Claims companies face probe over aggressive marketing

The Financial Conduct Authority is launching a major review of the claims management market, triggered by concerns over aggressive marketing and misleading advertising as well as fears of “feeding frenzy” over motor finance compensation.

The review, which will cover both claims management companies (CMCs) and law firms, will probe the root causes of poor practices across the market, including unfair exit fees.

Other concerns include consumers being signed up without their consent – without clear, upfront explanations of the implications of signing up or ticking a box, for example on social media ads – or by multiple representatives, potentially causing confusion and delaying compensation.

While the approach to motor finance claims by some CMCs and law firms has put these issues into sharper focus, and has already seen the establishment of a new regulatory taskforce, the FCA is also concerned about the handling of other claims, such as housing disrepair. Last year, it set out areas where firms were not meeting its expectations, but poor behaviours are continuing.

As well as advertising and marketing practices, the FCA will working in close collaboration with the Solicitors Regulation Authority (SRA) and other regulatory partners, to examine a number of other areas of concern.

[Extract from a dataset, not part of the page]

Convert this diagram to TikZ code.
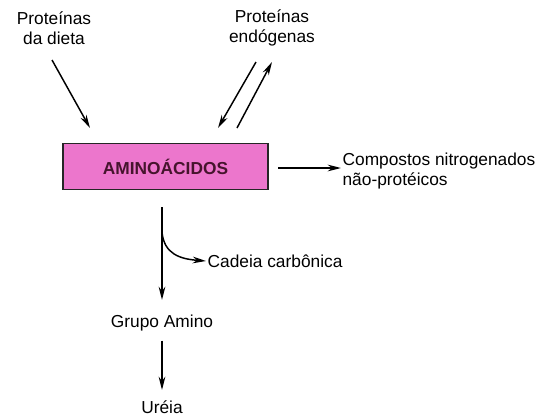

These include whether consumers receive fair value, such as competition on price and quality, and whether existing price caps are still fit for purpose, especially where free-to-use redress mechanisms exist.

It will also probe financial incentives, including fee structures, funding and insurance arrangements, and whether these create conflicts of interest and/or lead to poor conduct and outcomes.

In addition, the review will look at practices of firms it regulates, including lead generators, as well as those authorised by others, working with its regulatory partners.

The FCA has vowed to take “robust” regulatory and enforcement action against companies which do not cooperate with the review.

If the review concludes that there should be new legal powers, the FCA will make recommendations to Government, or relevant bodies, including whether CMCs and law firms should be subject to stronger compensation mechanisms if they cause harm.

The FCA has already removed or amended 800 misleading ads from companies operating in the sector, in excess of 28,000 consumers have been able to exit contracts free of charge, and three CMCs have been forced reduced their unreasonable fees. Formal investigations are also under way.

FCA director of consumer finance Alison Walters said: “CMCs and law firms can help consumers secure compensation they are owed. But too often consumers are being let down, eroding trust in firms that should be supporting them and damaging the economy. This review will give us a clear picture of how the market is working and galvanise the further actions that are needed.”

SRA executive director, strategy, innovation and external affairs Aileen Armstrong said: “When they work well, claims management services can benefit consumers. But we are concerned about poor practices and behaviours that are not looking after consumers’ best interest. We will work closely with the FCA on this important review. This is a cross-sectoral problem that requires joined-up solutions.”